Set task
Give the data again exactly as written, skipping any pictures.

※ ※ ※

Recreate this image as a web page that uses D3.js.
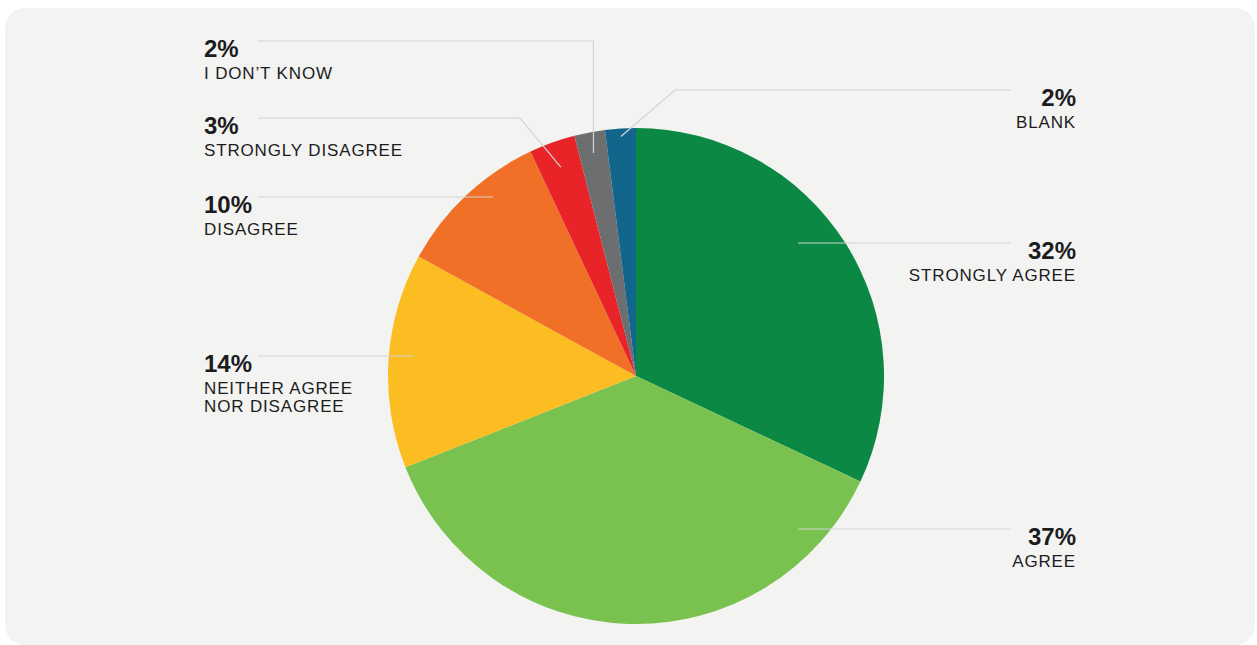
<!DOCTYPE html>
<html>
<head>
<meta charset="utf-8">
<script src="https://cdn.jsdelivr.net/npm/d3@7/dist/d3.min.js"></script>
<style>
  html, body { margin: 0; padding: 0; background: #ffffff; }
  svg { display: block; }
  text { font-family: "Liberation Sans", Arial, Helvetica, sans-serif; fill: #1b1c1e; }
</style>
</head>
<body>
<svg id="chart" width="1257" height="645"></svg>
<script>
// Survey response shares, clockwise from 12 o'clock
const categories = ["STRONGLY AGREE", "AGREE", "NEITHER AGREE|NOR DISAGREE", "DISAGREE", "STRONGLY DISAGREE", "I DON’T KNOW", "BLANK"];
const values = [32, 37, 14, 10, 3, 2, 2];
const colors = ["#0b8843", "#79c250", "#fbbd22", "#f17027", "#e82429", "#6d6e70", "#12668c"];

// Label placement: side, leader y, and where the leader meets the slice
// (inner: x for straight leaders; elbow: x where the leader bends toward the slice)
const labelLayout = [
  { side: "right", y: 243, inner: 798 },
  { side: "right", y: 529, inner: 798 },
  { side: "left",  y: 356, inner: 414 },
  { side: "left",  y: 197, inner: 493 },
  { side: "left",  y: 118, elbow: 520, rInner: 222 },
  { side: "left",  y: 41,  elbow: 601, rInner: 227, vertical: true },
  { side: "right", y: 90,  elbow: 675, rInner: 240 }
];

const W = 1257, H = 645;
const cx = 636, cy = 376, R = 248;
const leftTextX = 204, leftLineX = 258;
const rightTextX = 1076, rightLineX = 1011;

const svg = d3.select("#chart");

// panel
svg.append("rect")
  .attr("x", 5).attr("y", 8)
  .attr("width", 1250).attr("height", 637)
  .attr("rx", 20).attr("ry", 20)
  .attr("fill", "#f3f3f1");

const data = categories.map((c, i) => ({ label: c, value: values[i], color: colors[i], layout: labelLayout[i] }));

const pie = d3.pie().value(d => d.value).sort(null);
const arcs = pie(data);
const arc = d3.arc().innerRadius(0).outerRadius(R);

const g = svg.append("g").attr("transform", `translate(${cx},${cy})`);
g.selectAll("path.slice")
  .data(arcs)
  .join("path")
  .attr("class", "slice")
  .attr("d", arc)
  .attr("fill", d => d.data.color);

// leader lines
const lines = svg.append("g")
  .attr("fill", "none")
  .attr("stroke", "#d4d4d2")
  .attr("stroke-width", 1.2);

arcs.forEach(a => {
  const L = a.data.layout;
  const outerX = L.side === "left" ? leftLineX : rightLineX;
  let pts;
  if (L.elbow !== undefined) {
    const mid = (a.startAngle + a.endAngle) / 2;
    let px = cx + L.rInner * Math.sin(mid);
    let py = cy - L.rInner * Math.cos(mid);
    const ex = L.vertical ? px : L.elbow;
    pts = [[outerX, L.y], [ex, L.y], [px, py]];
  } else {
    pts = [[outerX, L.y], [L.inner, L.y]];
  }
  lines.append("path").attr("d", d3.line()(pts));
});

// labels
const labels = svg.append("g");
arcs.forEach(a => {
  const L = a.data.layout;
  const x = L.side === "left" ? leftTextX : rightTextX;
  const anchor = L.side === "left" ? "start" : "end";
  labels.append("text")
    .attr("x", x).attr("y", L.y + 16)
    .attr("text-anchor", anchor)
    .attr("font-size", 24)
    .attr("font-weight", "bold")
    .text(d3.format(".0f")(a.data.value) + "%");
  a.data.label.split("|").forEach((line, j) => {
    labels.append("text")
      .attr("x", x).attr("y", L.y + 38 + j * 17.5)
      .attr("text-anchor", anchor)
      .attr("font-size", 17)
      .attr("letter-spacing", 0.85)
      .text(line);
  });
});
</script>
</body>
</html>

※ ※ ※

Solved exercise
Recreate this image as a web page that uses D3.js.
<!DOCTYPE html>
<html>
<head>
<meta charset="utf-8">
<script src="https://cdn.jsdelivr.net/npm/d3@7/dist/d3.min.js"></script>
<style>
  html, body { margin: 0; padding: 0; background: #ffffff; }
  svg { display: block; }
  text { font-family: "Liberation Sans", Arial, Helvetica, sans-serif; fill: #1b1c1e; }
</style>
</head>
<body>
<svg id="chart" width="1257" height="645"></svg>
<script>
// Survey response shares, clockwise from 12 o'clock
const categories = ["STRONGLY AGREE", "AGREE", "NEITHER AGREE|NOR DISAGREE", "DISAGREE", "STRONGLY DISAGREE", "I DON’T KNOW", "BLANK"];
const values = [32, 37, 14, 10, 3, 2, 2];
const colors = ["#0b8843", "#79c250", "#fbbd22", "#f17027", "#e82429", "#6d6e70", "#12668c"];

// Label placement: side, leader y, and where the leader meets the slice
// (inner: x for straight leaders; elbow: x where the leader bends toward the slice)
const labelLayout = [
  { side: "right", y: 243, inner: 798 },
  { side: "right", y: 529, inner: 798 },
  { side: "left",  y: 356, inner: 414 },
  { side: "left",  y: 197, inner: 493 },
  { side: "left",  y: 118, elbow: 520, rInner: 222 },
  { side: "left",  y: 41,  elbow: 601, rInner: 227, vertical: true },
  { side: "right", y: 90,  elbow: 675, rInner: 240 }
];

const W = 1257, H = 645;
const cx = 636, cy = 376, R = 248;
const leftTextX = 204, leftLineX = 258;
const rightTextX = 1076, rightLineX = 1011;

const svg = d3.select("#chart");

// panel
svg.append("rect")
  .attr("x", 5).attr("y", 8)
  .attr("width", 1250).attr("height", 637)
  .attr("rx", 20).attr("ry", 20)
  .attr("fill", "#f3f3f1");

const data = categories.map((c, i) => ({ label: c, value: values[i], color: colors[i], layout: labelLayout[i] }));

const pie = d3.pie().value(d => d.value).sort(null);
const arcs = pie(data);
const arc = d3.arc().innerRadius(0).outerRadius(R);

const g = svg.append("g").attr("transform", `translate(${cx},${cy})`);
g.selectAll("path.slice")
  .data(arcs)
  .join("path")
  .attr("class", "slice")
  .attr("d", arc)
  .attr("fill", d => d.data.color);

// leader lines
const lines = svg.append("g")
  .attr("fill", "none")
  .attr("stroke", "#d4d4d2")
  .attr("stroke-width", 1.2);

arcs.forEach(a => {
  const L = a.data.layout;
  const outerX = L.side === "left" ? leftLineX : rightLineX;
  let pts;
  if (L.elbow !== undefined) {
    const mid = (a.startAngle + a.endAngle) / 2;
    let px = cx + L.rInner * Math.sin(mid);
    let py = cy - L.rInner * Math.cos(mid);
    const ex = L.vertical ? px : L.elbow;
    pts = [[outerX, L.y], [ex, L.y], [px, py]];
  } else {
    pts = [[outerX, L.y], [L.inner, L.y]];
  }
  lines.append("path").attr("d", d3.line()(pts));
});

// labels
const labels = svg.append("g");
arcs.forEach(a => {
  const L = a.data.layout;
  const x = L.side === "left" ? leftTextX : rightTextX;
  const anchor = L.side === "left" ? "start" : "end";
  labels.append("text")
    .attr("x", x).attr("y", L.y + 16)
    .attr("text-anchor", anchor)
    .attr("font-size", 24)
    .attr("font-weight", "bold")
    .text(d3.format(".0f")(a.data.value) + "%");
  a.data.label.split("|").forEach((line, j) => {
    labels.append("text")
      .attr("x", x).attr("y", L.y + 38 + j * 17.5)
      .attr("text-anchor", anchor)
      .attr("font-size", 17)
      .attr("letter-spacing", 0.85)
      .text(line);
  });
});
</script>
</body>
</html>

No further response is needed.